Querying Data

Dinobase uses DuckDB as its query engine. All queries use DuckDB SQL syntax, which is PostgreSQL-compatible with extra analytical functions.

Basics

Tables are referenced as schema.table:

SELECT * FROM stripe.customers LIMIT 10

From the CLI

# JSON output (default, agent-friendly)
dinobase query "SELECT * FROM stripe.customers LIMIT 5"

# Human-readable table
dinobase query "SELECT * FROM stripe.customers LIMIT 5" --pretty

# Limit result size
dinobase query "SELECT * FROM hubspot.contacts" --max-rows 1000

From MCP

Agents use the query tool:

{
  "tool": "query",
  "arguments": {
    "sql": "SELECT * FROM stripe.customers LIMIT 5",
    "max_rows": 200
  }
}

Cross-source joins

The core power of Dinobase. Join tables from different sources on shared columns:

Two-source join

SELECT s.email, s.name, h.company
FROM stripe.customers s
JOIN hubspot.contacts h ON s.email = h.email

Three-source join

SELECT
  s.email,
  h.company,
  d.amount,
  d.dealstage
FROM stripe.customers s
JOIN hubspot.contacts h ON s.email = h.email
JOIN hubspot.deals d ON h.id = d.contact_id
WHERE d.dealstage = 'closedwon'
ORDER BY d.amount DESC

Finding join keys

Use dinobase describe to find columns that work as join keys. Dinobase annotates likely join columns:

dinobase describe stripe.customers --pretty
# Look for: email (marked as "Potential join key across sources")

Common join patterns:

Column	Sources	Notes
`email`	Most sources	Best cross-source join key
`*_id`	Within a source	Foreign keys (e.g., `contact_id`)
`domain`	CRM sources	Company matching

Aggregations

-- Count customers per company
SELECT h.company, COUNT(DISTINCT s.email) as customers
FROM stripe.customers s
JOIN hubspot.contacts h ON s.email = h.email
GROUP BY h.company
ORDER BY customers DESC

-- Revenue by deal stage
SELECT d.dealstage, SUM(d.amount) as total, COUNT(*) as deals
FROM hubspot.deals d
GROUP BY d.dealstage
ORDER BY total DESC

Finding unmatched records

Use LEFT JOIN to find data in one source but not another:

-- Stripe customers without a HubSpot contact
SELECT s.email, s.name
FROM stripe.customers s
LEFT JOIN hubspot.contacts h ON s.email = h.email
WHERE h.email IS NULL

Working with timestamps

Stripe stores timestamps as Unix integers.
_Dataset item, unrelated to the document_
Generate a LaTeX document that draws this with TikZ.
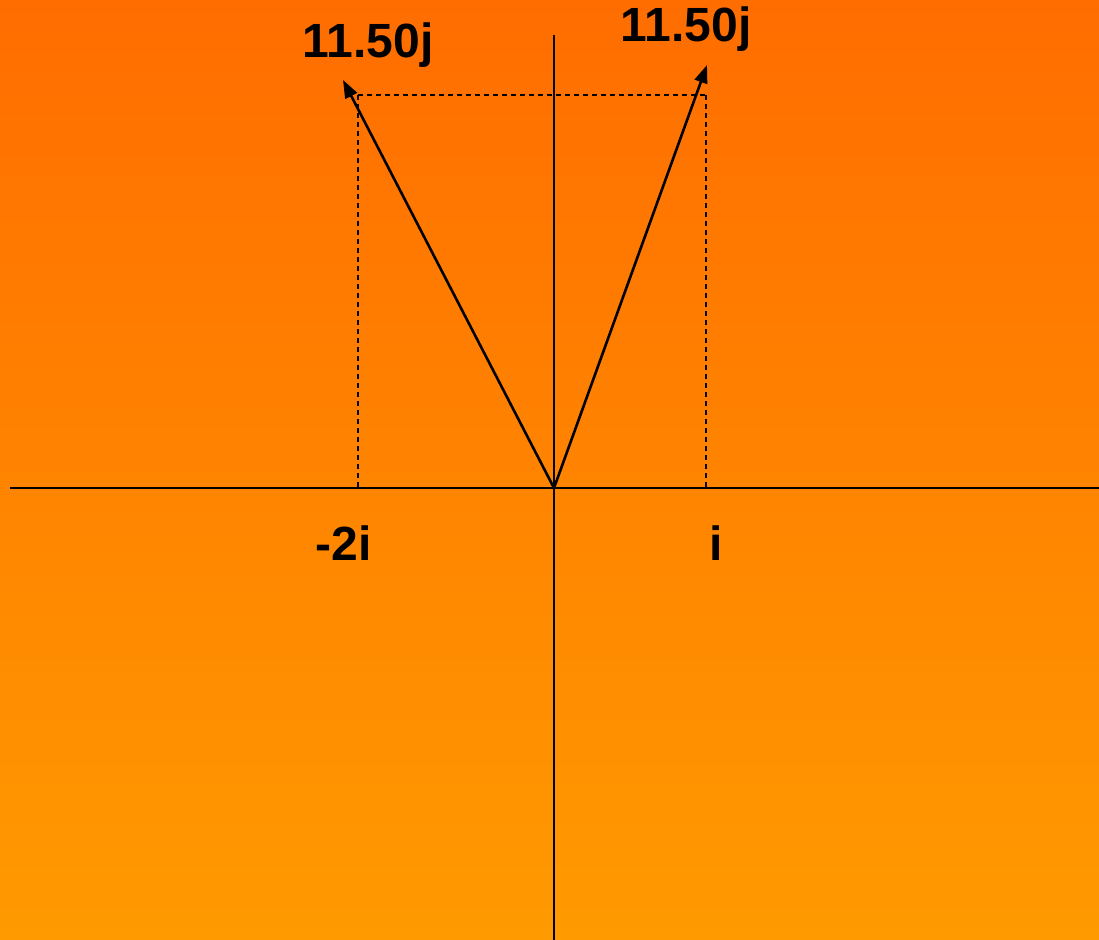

Use DuckDB’s to_timestamp():

SELECT email, to_timestamp(created) as created_date
FROM stripe.customers
WHERE to_timestamp(created) > '2024-01-01'
ORDER BY created DESC

HubSpot uses ISO 8601 strings, which DuckDB handles natively:

SELECT email, createdate
FROM hubspot.contacts
WHERE createdate > '2024-01-01'

DuckDB-specific features

DuckDB has powerful analytical functions beyond standard SQL:

Window functions

SELECT email, amount,
  SUM(amount) OVER (ORDER BY created) as running_total
FROM stripe.charges

List aggregation

SELECT company,
  LIST(email) as all_emails,
  COUNT(*) as contact_count
FROM hubspot.contacts
GROUP BY company

Regex matching

SELECT email FROM stripe.customers
WHERE regexp_matches(email, '.*@gmail\.com$')

Reading parquet directly

DuckDB can also query parquet files inline:

SELECT * FROM read_parquet('path/to/file.parquet') LIMIT 10

Result truncation

By default, queries return up to 200 rows. If there are more, the result includes a truncated flag and total_rows count:

{
  "rows": [...],
  "row_count": 200,
  "total_rows": 1547,
  "truncated": true,
  "message": "Showing 200 of 1547 rows. Add LIMIT or a WHERE clause to narrow results."
}

Use --max-rows (CLI) or the max_rows parameter (MCP) to adjust, up to 10,000.

Mutations

UPDATE and INSERT statements sent through query are intercepted and routed to the mutation engine. Instead of executing immediately, they return a preview with a mutation_id. See the Mutations guide for details.

dinobase query "UPDATE stripe.customers SET name = 'Acme' WHERE id = 'cus_123'"
# Returns preview, not execution
dinobase confirm mut_abc123def456
# Now it executes

Error handling

SQL errors are returned in the result rather than thrown:

{
  "error": "Catalog Error: Table with name 'nonexistent' does not exist!"
}

Check for the error key before processing results.